PROJECT PURPOSE & GOALS

A synthetic data engine is a potentially important piece of the greater PCOR data infrastructure because it provides PCOR researchers with a low-risk, readily available synthetic data source complementing their use of real clinical data and enhancing their ability to conduct rigorous analyses and generate relevant findings that can inform health and treatment decisions.

Project Objectives:

  • Enhance Synthea™ by developing or updating five to seven data generation modules for opioid, pediatric, and complex care use cases to increase the number and diversity of synthetic patient health records.
  • Administer a prize competition (“challenge”) to encourage researchers and developers to validate that the generated synthetic health records are realistic.
  • Support awareness and use of Synthea™ including its updated modules, module builder, and the generated synthetic data through various dissemination mechanisms.

PROJECT ACHIEVEMENTS AND HIGHLIGHTS

  • The project team convened a TEP comprised of diverse stakeholders representing viewpoints external to the federal government to provide their respective insights and subject matter expertise.
  • The team developed Synthea™ clinical modules for five use cases: cerebral palsy, prescribing opioids for chronic pain and treatment of opioid use disorder, sepsis, spina bifida, and acute myeloid leukemia.
  • The project team hosted the Synthetic Data Validation Challenge to engage innovators, providers, researchers, and technology developers to develop solutions that enhance Synthea™ or demonstrate novel uses of Synthea™-generated synthetic health data. The challenge awarded six winners who presented novel solutions.
  • The team conducted a demonstration study using data from the Acute Myeloid Leukemia Synthea™ module to evaluate the utility of Synthea™ for use in simulation studies.

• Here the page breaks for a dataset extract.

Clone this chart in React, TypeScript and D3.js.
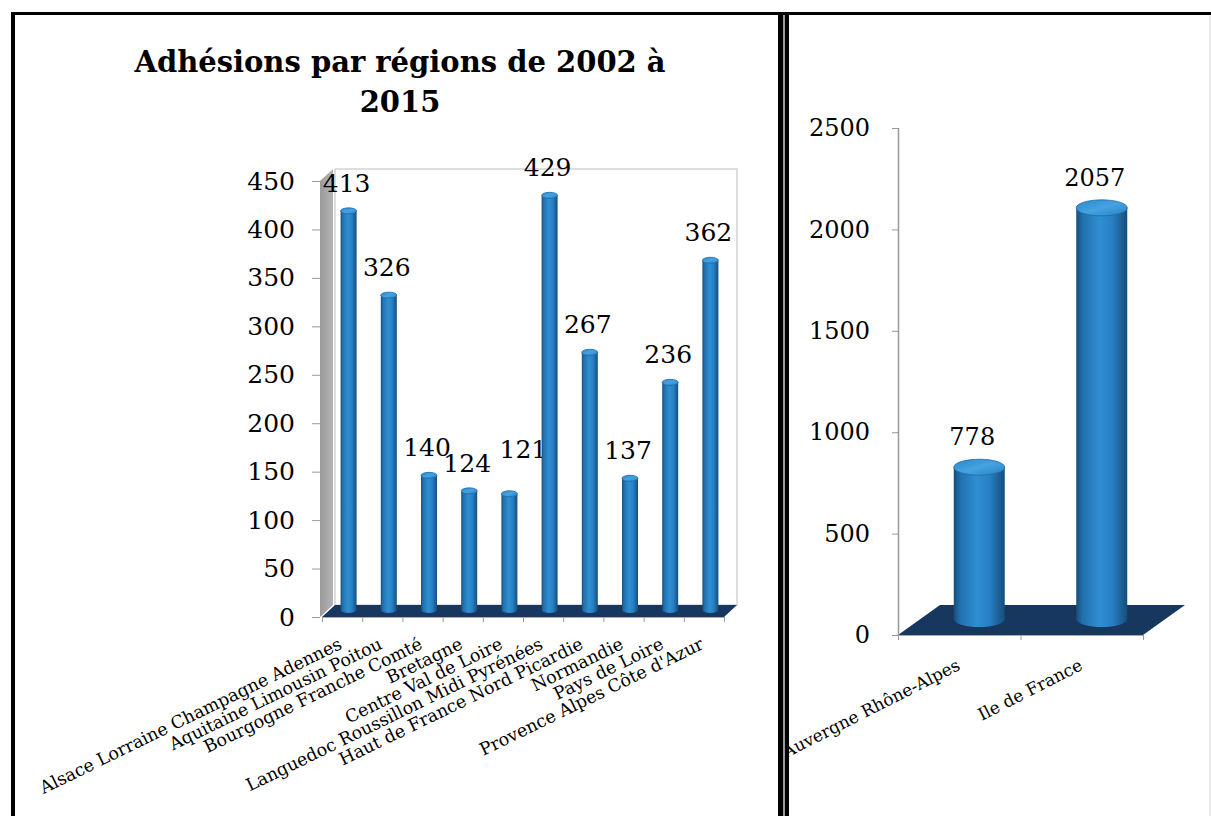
import React, { useRef, useEffect } from 'react';
import * as d3 from 'd3';

const leftRegions = [
  'Alsace Lorraine Champagne Adennes',
  'Aquitaine Limousin Poitou',
  'Bourgogne Franche Comté',
  'Bretagne',
  'Centre Val de Loire',
  'Languedoc Roussillon Midi Pyrénées',
  'Haut de France Nord Picardie',
  'Normandie',
  'Pays de Loire',
  "Provence Alpes Côte d'Azur",
];
const leftValues = [413, 326, 140, 124, 121, 429, 267, 137, 236, 362];
const leftTicks = [0, 50, 100, 150, 200, 250, 300, 350, 400, 450];

const rightRegions = ['Auvergne Rhône-Alpes', 'Ile de France'];
const rightValues = [778, 2057];
const rightTicks = [0, 500, 1000, 1500, 2000, 2500];

const titleLines = ['Adhésions par régions de 2002 à', '2015'];

const W = 1211;
const H = 816;
const numFont = '"DejaVu Serif", serif';

const App = () => {
  const ref = useRef<SVGSVGElement>(null);

  useEffect(() => {
    const svg = d3.select(ref.current);
    svg.selectAll('*').remove();

    const defs = svg.append('defs');
    const cyl = defs.append('linearGradient').attr('id', 'cyl').attr('x1', 0).attr('x2', 1).attr('y1', 0).attr('y2', 0);
    [[0, '#164d7b'], [0.12, '#216fad'], [0.45, '#2f8fd2'], [0.7, '#2880c4'], [1, '#164d7b']].forEach(([o, c]) =>
      cyl.append('stop').attr('offset', o as number).attr('stop-color', c as string));
    const cap = defs.append('linearGradient').attr('id', 'cap').attr('x1', 0).attr('x2', 1).attr('y1', 0).attr('y2', 1);
    [[0, '#2a86c9'], [0.5, '#45a3e2'], [1, '#2a80c0']].forEach(([o, c]) =>
      cap.append('stop').attr('offset', o as number).attr('stop-color', c as string));
    const wall = defs.append('linearGradient').attr('id', 'wall').attr('x1', 0).attr('x2', 1).attr('y1', 0).attr('y2', 0);
    wall.append('stop').attr('offset', 0).attr('stop-color', '#9a9a9a');
    wall.append('stop').attr('offset', 1).attr('stop-color', '#b4b4b4');
    defs.append('clipPath').attr('id', 'rclip').append('rect').attr('x', 789).attr('y', 0).attr('width', W - 789).attr('height', H);

    svg.append('rect').attr('width', W).attr('height', H).attr('fill', '#fff');

    const cylinder = (g, cx, yTop, yBot, w, ry) => {
      g.append('rect').attr('x', cx - w / 2).attr('y', yTop).attr('width', w).attr('height', yBot - yTop).attr('fill', 'url(#cyl)');
      g.append('ellipse').attr('cx', cx).attr('cy', yBot).attr('rx', w / 2).attr('ry', ry).attr('fill', 'url(#cyl)');
      g.append('ellipse').attr('cx', cx).attr('cy', yTop).attr('rx', w / 2).attr('ry', ry).attr('fill', 'url(#cap)')
        .attr('stroke', '#1f6aa6').attr('stroke-width', 0.8);
    };

    // ---- left chart
    const L = svg.append('g');
    const yL = d3.scaleLinear().domain([0, 450]).range([617, 181]);
    const xL = d3.scaleBand().domain(leftRegions).range([322, 724]);
    const dxL = 13, dyL = -12;
    // Excel moved the "121" label aside to avoid the neighbouring one
    const labelNudge: Record<number, [number, number]> = { 4: [16, -17] };

    L.append('text').attr('x', 400).attr('text-anchor', 'middle')
      .attr('font-family', numFont).attr('font-weight', 'bold').attr('font-size', 29)
      .selectAll('tspan').data(titleLines).join('tspan')
      .attr('x', 400).attr('y', (d, i) => 72 + i * 40).text(d => d);

    // back wall
    L.append('rect').attr('x', 322 + dxL).attr('y', yL(450) + dyL).attr('width', 724 - 322)
      .attr('height', yL(0) - yL(450)).attr('fill', '#fff').attr('stroke', '#d4d4d4').attr('stroke-width', 1.5);
    // side wall
    L.append('polygon').attr('points', [[320, yL(450)], [320 + dxL, yL(450) + dyL], [320 + dxL, yL(0) + dyL], [320, yL(0)]].join(' '))
      .attr('fill', 'url(#wall)');
    // floor
    L.append('polygon').attr('points', [[322, yL(0)], [724, yL(0)], [724 + dxL, yL(0) + dyL], [322 + dxL, yL(0) + dyL]].join(' '))
      .attr('fill', '#17375e');

    const gl = L.append('g');
    leftRegions.forEach((r, i) => {
      const cx = xL(r)! + xL.bandwidth() / 2 + dxL / 2;
      const [nx, ny] = labelNudge[i] || [0, 0];
      cylinder(gl, cx, yL(leftValues[i]) + dyL / 2, yL(0) + dyL / 2 - 1, 16, 3);
      gl.append('text').attr('x', cx - 2 + nx).attr('y', yL(leftValues[i]) + dyL / 2 - 19 + ny)
        .attr('text-anchor', 'middle').attr('font-family', numFont).attr('font-size', 25).text(leftValues[i]);
    });

    // axes
    const axL = L.append('g').attr('transform', 'translate(320,0)')
      .call(d3.axisLeft(yL).tickValues(leftTicks).tickSize(8).tickPadding(17).tickFormat(d3.format('d')));
    axL.select('.domain').remove();
    axL.selectAll('line').attr('stroke', '#999');
    axL.selectAll('text').attr('font-family', numFont).attr('font-size', 25).attr('fill', '#000');

    const axLb = L.append('g').attr('transform', `translate(0,${yL(0)})`)
      .call(d3.axisBottom(d3.scaleLinear().domain([0, leftRegions.length]).range([322, 724]))
        .tickValues(d3.range(leftRegions.length + 1)).tickSize(5).tickFormat(() => ''));
    axLb.select('.domain').attr('stroke', '#aaa').attr('d', 'M322,0.5H724');
    axLb.selectAll('line').attr('stroke', '#999');

    L.append('g').selectAll('text').data(leftRegions).join('text')
      .attr('transform', d => `translate(${xL(d)! + xL.bandwidth() / 2 + 1},648) rotate(-26)`)
      .attr('text-anchor', 'end').attr('font-family', numFont).attr('font-size', 17.5).text(d => d);

    // ---- right chart
    const R = svg.append('g');
    const yR = d3.scaleLinear().domain([0, 2500]).range([635, 128]);
    const xR = d3.scaleBand().domain(rightRegions).range([898, 1143]);
    const dxR = 42, dyR = -30;

    R.append('polygon').attr('points', [[898, yR(0)], [1143, yR(0)], [1143 + dxR, yR(0) + dyR], [898 + dxR, yR(0) + dyR]].join(' '))
      .attr('fill', '#17375e');

    const axR = R.append('g').attr('transform', 'translate(898,0)')
      .call(d3.axisLeft(yR).tickValues(rightTicks).tickSize(6).tickPadding(22).tickFormat(d3.format('d')));
    axR.select('.domain').attr('stroke', '#999').attr('stroke-width', 1.5).attr('d', `M0.5,${yR(2500)}V${yR(0)}`);
    axR.selectAll('line').attr('stroke', '#999');
    axR.selectAll('text').attr('font-family', numFont).attr('font-size', 24).attr('fill', '#000');

    const axRb = R.append('g').attr('transform', `translate(0,${yR(0)})`)
      .call(d3.axisBottom(d3.scaleLinear().domain([0, 2]).range([898, 1143])).tickValues([0, 1, 2]).tickSize(5).tickFormat(() => ''));
    axRb.select('.domain').attr('stroke', '#aaa').attr('d', 'M898,0.5H1143');
    axRb.selectAll('line').attr('stroke', '#999');

    rightRegions.forEach((r, i) => {
      const cx = xR(r)! + xR.bandwidth() / 2 + dxR / 2 - 1;
      cylinder(R, cx, yR(rightValues[i]) + dyR / 2 + 5, yR(0) + dyR / 2 - 1, 51, 8);
      R.append('text').attr('x', cx - 7).attr('y', yR(rightValues[i]) + dyR / 2 - 17)
        .attr('text-anchor', 'middle').attr('font-family', numFont).attr('font-size', 24).text(rightValues[i]);
    });

    R.append('g').attr('clip-path', 'url(#rclip)').selectAll('text').data(rightRegions).join('text')
      .attr('transform', d => `translate(${xR(d)! + xR.bandwidth() / 2 + 2},669) rotate(-27)`)
      .attr('text-anchor', 'end').attr('font-family', numFont).attr('font-size', 17).text(d => d);

    // ---- frames
    const F = svg.append('g');
    F.append('rect').attr('x', 11).attr('y', 12).attr('width', W - 11).attr('height', 3).attr('fill', '#000');
    F.append('rect').attr('x', 11).attr('y', 12).attr('width', 4).attr('height', H).attr('fill', '#000');
    F.append('rect').attr('x', 778).attr('y', 12).attr('width', 5).attr('height', H).attr('fill', '#000');
    F.append('rect').attr('x', 783).attr('y', 15).attr('width', 2).attr('height', H).attr('fill', '#9a9a9a');
    F.append('rect').attr('x', 785).attr('y', 12).attr('width', 4).attr('height', H).attr('fill', '#000');
    F.append('rect').attr('x', 1209.5).attr('y', 15).attr('width', 1).attr('height', H).attr('fill', '#d8d8d8');
  }, []);

  return <svg ref={ref} width={W} height={H} style={{ position: 'absolute', left: 0, top: 0 }} />;
};

export default App;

PUBLICATIONS, PRESENTATIONS, AND OTHER PUBLICALLY AVAILABLE RESOURCES

Resources:

Publications:

  • The project team published a case report that examined whether Synthea™ can be used for simulation studies that draw parameters from observational studies and randomized trials. The case report is available here: https://www.ncbi.nlm.nih.gov/pmc/articles/PMC9360775/.

Presentations:

  • The project team held two informational webinars for the Synthetic Data Validation Challenge to introduce participants to Synthea™.

RELATED PROJECTS

Below is a list of ASPE-funded PCORTF projects that are related to this project

Building Infrastructure and Evidence for COVID-19 Related Research, Using Integrated Data from the National Center for Health Statistics Data Linkage Program – Conducted by the Centers for Disease Control and Prevention (CDC) National Center for Health Statistics (NCHS), the National Hospital Care Survey (NHCS) provides data on health care delivery in hospital-based settings. Patient-level identifiers collected by the NHCS enable the linkage of data from hospital-based settings to other data sources. To protect confidentiality, these linked data are only available in restricted-use files. This project will reduce barriers to data access by developing publicly available synthetic-linked data products. The synthetic data products will expand the utility of data linkages for researchers to investigate a range of PCOR questions and provide timely data about the COVID-19 pandemic.

PCOR: Privacy and Security Blueprint, Legal Analysis and Ethics Framework for Data Use, & Use of Technology for Privacy -– Patient-level data are essential to understanding and improving health outcomes. These data must be made available to researchers in a way that ensures the protection of patient privacy while providing sufficient granularity to allow meaningful research questions to be assessed. However, current laws and policies around the use of patient-level data are nuanced and sometimes conflicting, creating confusion for researchers, providers, and patients. This project was a collaborative effort between ONC and CDC to conduct research and create resources to improve the privacy of patients and their data.